Memorial benches dating back to years ago are a common sight on Sea Isle City's Promenade.


Hundreds of memorial benches – no one is sure of exactly how many – line the oceanfront Promenade and can be found in other parts of Sea Isle City.

Some are inscribed with simple poetry: “Sit for a while. She loved Sea Isle,” says one bench in tribute to Louise Jensen.

Other benches offer a dose of humor: “Sea Isle City is my happy place. How long you gotta be here before you get a drink?” says a bench that includes etchings of two beer mugs surrounding the name of Ray Hughes.

Most of the benches are touching tributes by family members in remembrance of deceased loved ones: “In loving memory of Toni Carlino … Mom Mom,” says one.

The benches are remnants of a Sea Isle program started years ago that allowed families to pay for makeshift memorials that were placed on the Promenade by the city. The program was stopped when space ran out for more benches, city officials said.

Now, Sea Isle is considering the possibility of reviving the program so that families may be able to memorialize deceased loved ones again with tributes inscribed on benches.

However, city officials are not sure which way would be the best way to do it.

“We’ve talked about it. We’ve talked about it a lot,” City Business Administrator George Savastano said.

One idea is to perhaps place as many as three memorial plaques on the benches instead of having each bench reserved for just one family, Savastano said during the City Council meeting on May 7.

Savastano told the Council members that “we don’t have a good answer” at this time.

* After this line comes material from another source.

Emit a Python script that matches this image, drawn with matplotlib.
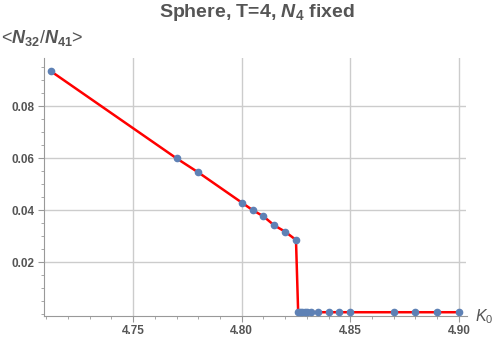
import matplotlib.pyplot as plt
import numpy as np
from matplotlib.ticker import MultipleLocator, FormatStrFormatter

plt.rcParams['font.family'] = ['Liberation Sans', 'DejaVu Sans']
plt.rcParams['mathtext.fontset'] = 'custom'
plt.rcParams['mathtext.it'] = 'Liberation Sans:italic:bold'
plt.rcParams['mathtext.rm'] = 'Liberation Sans:bold'
plt.rcParams['mathtext.sf'] = 'Liberation Sans:italic'
plt.rcParams['mathtext.tt'] = 'Liberation Sans'

# Data
k0 = [4.712, 4.770, 4.780, 4.800, 4.805, 4.810, 4.815, 4.820, 4.825,
      4.826, 4.827, 4.828, 4.829, 4.830, 4.832, 4.835, 4.840, 4.845,
      4.850, 4.870, 4.880, 4.890, 4.900]
ratio = [0.0936, 0.0600, 0.0546, 0.0430, 0.0401, 0.0377, 0.0342, 0.0318, 0.0286,
         0.0009, 0.0009, 0.0009, 0.0009, 0.0009, 0.0009, 0.0008, 0.0008, 0.0008,
         0.0008, 0.0008, 0.0008, 0.0008, 0.0008]

grey = '#555555'

fig = plt.figure(figsize=(5, 3.39), dpi=100)
ax = fig.add_axes([0.088, 0.069, 0.845, 0.760])

ax.plot(k0, ratio, color='red', lw=1.8, zorder=2)
ax.plot(k0, ratio, 'o', color='#5E81B5', ms=4.5, zorder=3)

ax.set_xlim(4.709, 4.9035)
ax.set_ylim(-0.0005, 0.0986)

ax.xaxis.set_major_locator(MultipleLocator(0.05))
ax.xaxis.set_minor_locator(MultipleLocator(0.01))
ax.yaxis.set_major_locator(MultipleLocator(0.02))
ax.yaxis.set_minor_locator(MultipleLocator(0.005))
ax.xaxis.set_major_formatter(FormatStrFormatter('%.2f'))
ax.yaxis.set_major_formatter(FormatStrFormatter('%.2f'))
ax.set_yticks([0.02, 0.04, 0.06, 0.08])

ax.grid(visible=True, which='major', color='#cccccc', lw=1.0)
for s in ['top', 'right']:
    ax.spines[s].set_visible(False)
for s in ['left', 'bottom']:
    ax.spines[s].set_color('#999999')
ax.tick_params(which='major', length=4, color='#999999', labelcolor=grey,
               labelsize=8.5, pad=3)
ax.tick_params(which='minor', length=2, color='#999999')
for lab in ax.get_xticklabels() + ax.get_yticklabels():
    lab.set_fontweight('bold')

fig.text(0.514, 0.963, r'Sphere, T=4, $N_4$ fixed', ha='center', va='center',
         color=grey, fontsize=14, fontweight='bold')
fig.text(0.002, 0.888, r'<$N_{32}$/$N_{41}$>', ha='left', va='center',
         color=grey, fontsize=13)
fig.text(0.950, 0.066, r'$\mathsf{K}_{\mathtt{0}}$', ha='left', va='center',
         color=grey, fontsize=11.5)

fig.savefig('out.png', dpi=100)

“We’re working on it, and we’re trying to be kind and respectful,” he said.

Sea Isle resident Bernadette Miller talks to City Solicitor Paul Baldini about the memorial benches.

The discussion about memorial benches began when Sea Isle resident Bernadette Miller asked Council exactly how people go about getting a bench on the Promenade. She was told that the city stopped the bench program years ago, but may restart it in a new format.

In an interview after the Council meeting, Miller said her family is considering the possibility of having a bench in memory of her sister-in-law, who died three years ago.

“I think it would be nice to memorialize the people who enjoyed Sea Isle,” she said.

City officials noted that the memorial benches are popular overall, but have drawn objections at times from some people.

“Some people love them. Some people feel it’s like walking through a cemetery. I’ve heard comments from each end of the spectrum,” city spokeswoman Katherine Custer said.

Over the years, the benches proliferated and began “cluttering up” the city, including blocking some of the beach paths, driveways and other places, Councilwoman Mary Tighe explained.

Tighe expressed support for having some type of program for memorial benches supervised by the city.

“I think we do need a program. It’s getting out of hand,” she said of having so many benches spread out across the city.

Tighe said someone had suggested to her the idea of installing multiple memorial plaques on the benches so that more than one family could have them as a tribute to their loved ones. If need be, the plaques could be rotated to create space for new ones, she added.

This bench on the Promenade in tribute to Ray Hughes includes a dose of humor.

While most of the existing benches were authorized by the city, some of them were not, City Solicitor Paul Baldini said. In some cases, families privately hired a contractor to build their bench instead of paying the city to do the work, he explained.

“They’re doing it at their own risk, and it could be removed if it’s not part of the program,” Baldini said of the unauthorized benches.

However, Baldini pointed out that no benches have been removed.

In the meantime, Mayor Leonard Desiderio’s administration plans to work with City Council to develop a new program for memorial benches, Savastano said.